→ Exercise description
Will you quote precisely the lines that run from the top of the material below to the line containing "7.5, 7.75, 8]", both ends included?

→ Dataset excerpt
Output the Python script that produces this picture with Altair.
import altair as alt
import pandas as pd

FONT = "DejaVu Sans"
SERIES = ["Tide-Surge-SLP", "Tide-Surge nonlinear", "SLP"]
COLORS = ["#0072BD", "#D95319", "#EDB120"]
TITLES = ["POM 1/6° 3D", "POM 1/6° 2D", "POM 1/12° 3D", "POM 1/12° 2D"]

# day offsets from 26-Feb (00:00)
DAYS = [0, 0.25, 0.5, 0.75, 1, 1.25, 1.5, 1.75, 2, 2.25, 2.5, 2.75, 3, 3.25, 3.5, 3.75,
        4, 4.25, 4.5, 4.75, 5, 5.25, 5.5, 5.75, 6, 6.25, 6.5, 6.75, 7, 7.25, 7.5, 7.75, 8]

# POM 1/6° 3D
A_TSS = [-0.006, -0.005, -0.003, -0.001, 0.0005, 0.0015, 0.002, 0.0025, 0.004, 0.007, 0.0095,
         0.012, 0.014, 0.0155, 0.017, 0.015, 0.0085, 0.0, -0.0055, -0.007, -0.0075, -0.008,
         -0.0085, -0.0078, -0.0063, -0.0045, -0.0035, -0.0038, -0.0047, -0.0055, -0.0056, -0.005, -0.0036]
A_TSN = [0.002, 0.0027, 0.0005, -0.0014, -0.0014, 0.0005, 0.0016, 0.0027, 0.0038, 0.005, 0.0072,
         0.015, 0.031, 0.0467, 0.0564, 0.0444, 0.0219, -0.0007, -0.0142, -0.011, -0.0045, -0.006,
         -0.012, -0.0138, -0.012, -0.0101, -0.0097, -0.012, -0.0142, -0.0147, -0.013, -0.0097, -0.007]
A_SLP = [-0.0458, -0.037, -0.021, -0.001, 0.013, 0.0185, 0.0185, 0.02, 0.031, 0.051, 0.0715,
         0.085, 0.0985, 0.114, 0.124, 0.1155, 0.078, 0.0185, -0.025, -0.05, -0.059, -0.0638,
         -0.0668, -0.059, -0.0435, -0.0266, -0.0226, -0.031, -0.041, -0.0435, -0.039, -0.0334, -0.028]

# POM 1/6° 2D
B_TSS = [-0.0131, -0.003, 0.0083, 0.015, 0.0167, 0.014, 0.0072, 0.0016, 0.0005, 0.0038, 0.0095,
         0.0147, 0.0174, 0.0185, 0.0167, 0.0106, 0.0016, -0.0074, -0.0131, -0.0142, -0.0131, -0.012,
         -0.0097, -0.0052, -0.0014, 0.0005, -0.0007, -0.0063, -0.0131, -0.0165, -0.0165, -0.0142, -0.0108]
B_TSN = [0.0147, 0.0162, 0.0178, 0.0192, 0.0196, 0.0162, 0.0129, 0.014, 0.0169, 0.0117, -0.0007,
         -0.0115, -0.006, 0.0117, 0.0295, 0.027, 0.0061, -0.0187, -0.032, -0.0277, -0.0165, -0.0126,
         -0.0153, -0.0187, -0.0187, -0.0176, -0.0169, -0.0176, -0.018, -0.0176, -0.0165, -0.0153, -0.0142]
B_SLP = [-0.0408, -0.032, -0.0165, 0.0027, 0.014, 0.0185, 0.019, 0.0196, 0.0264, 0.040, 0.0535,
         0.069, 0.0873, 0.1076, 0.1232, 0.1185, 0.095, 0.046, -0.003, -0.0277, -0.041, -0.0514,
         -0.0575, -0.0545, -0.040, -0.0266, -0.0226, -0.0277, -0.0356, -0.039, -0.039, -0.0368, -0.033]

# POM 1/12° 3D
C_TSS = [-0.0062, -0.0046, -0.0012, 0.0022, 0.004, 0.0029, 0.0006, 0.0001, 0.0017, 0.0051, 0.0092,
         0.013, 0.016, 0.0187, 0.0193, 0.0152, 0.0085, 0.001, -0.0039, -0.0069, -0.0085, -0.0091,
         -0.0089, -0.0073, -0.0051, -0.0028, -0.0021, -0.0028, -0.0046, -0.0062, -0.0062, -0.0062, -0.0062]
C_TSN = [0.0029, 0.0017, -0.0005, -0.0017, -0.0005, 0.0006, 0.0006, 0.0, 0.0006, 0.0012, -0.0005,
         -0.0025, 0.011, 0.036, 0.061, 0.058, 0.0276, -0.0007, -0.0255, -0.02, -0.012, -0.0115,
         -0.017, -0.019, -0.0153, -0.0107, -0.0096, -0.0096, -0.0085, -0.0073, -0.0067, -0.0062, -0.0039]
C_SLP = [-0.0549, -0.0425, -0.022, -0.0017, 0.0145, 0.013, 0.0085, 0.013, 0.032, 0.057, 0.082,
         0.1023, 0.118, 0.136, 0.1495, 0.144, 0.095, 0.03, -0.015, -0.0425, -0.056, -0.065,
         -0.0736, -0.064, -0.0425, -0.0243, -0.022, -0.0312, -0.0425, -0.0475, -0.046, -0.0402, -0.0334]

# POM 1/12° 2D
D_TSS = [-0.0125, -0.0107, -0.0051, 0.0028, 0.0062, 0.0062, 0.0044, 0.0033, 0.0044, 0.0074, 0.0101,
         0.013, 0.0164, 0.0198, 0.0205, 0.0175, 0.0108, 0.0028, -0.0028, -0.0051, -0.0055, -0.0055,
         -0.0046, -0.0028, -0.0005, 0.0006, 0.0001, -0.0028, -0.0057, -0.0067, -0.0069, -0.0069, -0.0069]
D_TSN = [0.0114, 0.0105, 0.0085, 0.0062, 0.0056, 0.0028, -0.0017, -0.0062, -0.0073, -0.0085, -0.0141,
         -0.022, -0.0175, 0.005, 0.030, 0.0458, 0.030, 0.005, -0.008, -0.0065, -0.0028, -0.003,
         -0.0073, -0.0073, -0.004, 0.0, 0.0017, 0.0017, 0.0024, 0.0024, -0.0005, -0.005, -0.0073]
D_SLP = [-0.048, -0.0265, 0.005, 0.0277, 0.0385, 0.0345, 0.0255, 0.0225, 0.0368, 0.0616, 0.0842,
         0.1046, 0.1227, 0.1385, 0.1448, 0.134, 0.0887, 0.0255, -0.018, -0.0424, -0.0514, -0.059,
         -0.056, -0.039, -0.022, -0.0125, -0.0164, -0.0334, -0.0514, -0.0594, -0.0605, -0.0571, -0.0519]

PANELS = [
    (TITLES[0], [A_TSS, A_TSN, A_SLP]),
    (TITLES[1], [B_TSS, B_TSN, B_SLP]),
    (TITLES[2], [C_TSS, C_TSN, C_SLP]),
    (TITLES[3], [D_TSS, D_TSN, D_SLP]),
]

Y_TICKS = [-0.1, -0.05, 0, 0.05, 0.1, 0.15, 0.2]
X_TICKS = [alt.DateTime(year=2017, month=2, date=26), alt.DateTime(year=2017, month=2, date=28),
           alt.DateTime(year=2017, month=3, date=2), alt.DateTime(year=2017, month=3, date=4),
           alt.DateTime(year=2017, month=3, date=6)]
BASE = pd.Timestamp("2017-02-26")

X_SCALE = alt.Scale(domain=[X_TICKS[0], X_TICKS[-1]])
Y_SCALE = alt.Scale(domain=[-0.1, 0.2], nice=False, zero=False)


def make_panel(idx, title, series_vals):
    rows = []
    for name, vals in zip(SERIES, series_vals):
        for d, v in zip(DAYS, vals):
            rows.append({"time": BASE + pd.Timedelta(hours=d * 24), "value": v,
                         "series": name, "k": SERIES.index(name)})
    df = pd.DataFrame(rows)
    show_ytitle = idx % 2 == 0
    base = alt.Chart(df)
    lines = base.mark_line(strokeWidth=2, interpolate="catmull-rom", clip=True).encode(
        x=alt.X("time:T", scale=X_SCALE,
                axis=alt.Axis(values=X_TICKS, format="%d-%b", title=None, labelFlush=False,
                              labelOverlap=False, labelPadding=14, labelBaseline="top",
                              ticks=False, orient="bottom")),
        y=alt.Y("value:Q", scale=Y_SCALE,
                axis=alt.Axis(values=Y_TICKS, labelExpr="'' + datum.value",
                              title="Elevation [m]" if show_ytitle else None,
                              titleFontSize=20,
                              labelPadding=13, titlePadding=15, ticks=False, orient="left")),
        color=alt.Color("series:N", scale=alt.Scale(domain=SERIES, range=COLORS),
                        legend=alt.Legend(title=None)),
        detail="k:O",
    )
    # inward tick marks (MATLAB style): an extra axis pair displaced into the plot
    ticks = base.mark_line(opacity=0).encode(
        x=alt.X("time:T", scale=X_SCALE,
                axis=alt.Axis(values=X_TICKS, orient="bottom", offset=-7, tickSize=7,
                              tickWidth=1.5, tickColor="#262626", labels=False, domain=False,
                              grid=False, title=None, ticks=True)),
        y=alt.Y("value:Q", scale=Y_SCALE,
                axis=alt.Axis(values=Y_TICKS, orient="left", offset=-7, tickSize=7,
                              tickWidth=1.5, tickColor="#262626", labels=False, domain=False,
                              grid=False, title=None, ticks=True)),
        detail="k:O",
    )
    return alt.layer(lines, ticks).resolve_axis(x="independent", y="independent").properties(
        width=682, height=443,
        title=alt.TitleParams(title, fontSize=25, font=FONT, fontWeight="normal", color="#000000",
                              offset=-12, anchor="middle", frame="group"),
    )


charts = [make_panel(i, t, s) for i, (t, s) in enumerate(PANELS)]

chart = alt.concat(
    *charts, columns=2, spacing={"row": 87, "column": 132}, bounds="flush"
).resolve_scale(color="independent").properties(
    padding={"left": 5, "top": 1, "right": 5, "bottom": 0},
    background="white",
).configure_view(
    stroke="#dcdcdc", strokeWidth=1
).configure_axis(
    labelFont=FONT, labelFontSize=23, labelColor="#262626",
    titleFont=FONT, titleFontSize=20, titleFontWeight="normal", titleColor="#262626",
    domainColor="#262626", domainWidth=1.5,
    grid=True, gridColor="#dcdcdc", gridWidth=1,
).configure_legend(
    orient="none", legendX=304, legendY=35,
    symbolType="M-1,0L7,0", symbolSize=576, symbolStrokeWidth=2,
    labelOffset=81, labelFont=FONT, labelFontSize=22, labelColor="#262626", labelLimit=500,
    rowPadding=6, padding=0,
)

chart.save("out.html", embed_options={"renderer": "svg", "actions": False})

→ The answer
Output the Python script that produces this picture with Altair.
import altair as alt
import pandas as pd

FONT = "DejaVu Sans"
SERIES = ["Tide-Surge-SLP", "Tide-Surge nonlinear", "SLP"]
COLORS = ["#0072BD", "#D95319", "#EDB120"]
TITLES = ["POM 1/6° 3D", "POM 1/6° 2D", "POM 1/12° 3D", "POM 1/12° 2D"]

# day offsets from 26-Feb (00:00)
DAYS = [0, 0.25, 0.5, 0.75, 1, 1.25, 1.5, 1.75, 2, 2.25, 2.5, 2.75, 3, 3.25, 3.5, 3.75,
        4, 4.25, 4.5, 4.75, 5, 5.25, 5.5, 5.75, 6, 6.25, 6.5, 6.75, 7, 7.25, 7.5, 7.75, 8]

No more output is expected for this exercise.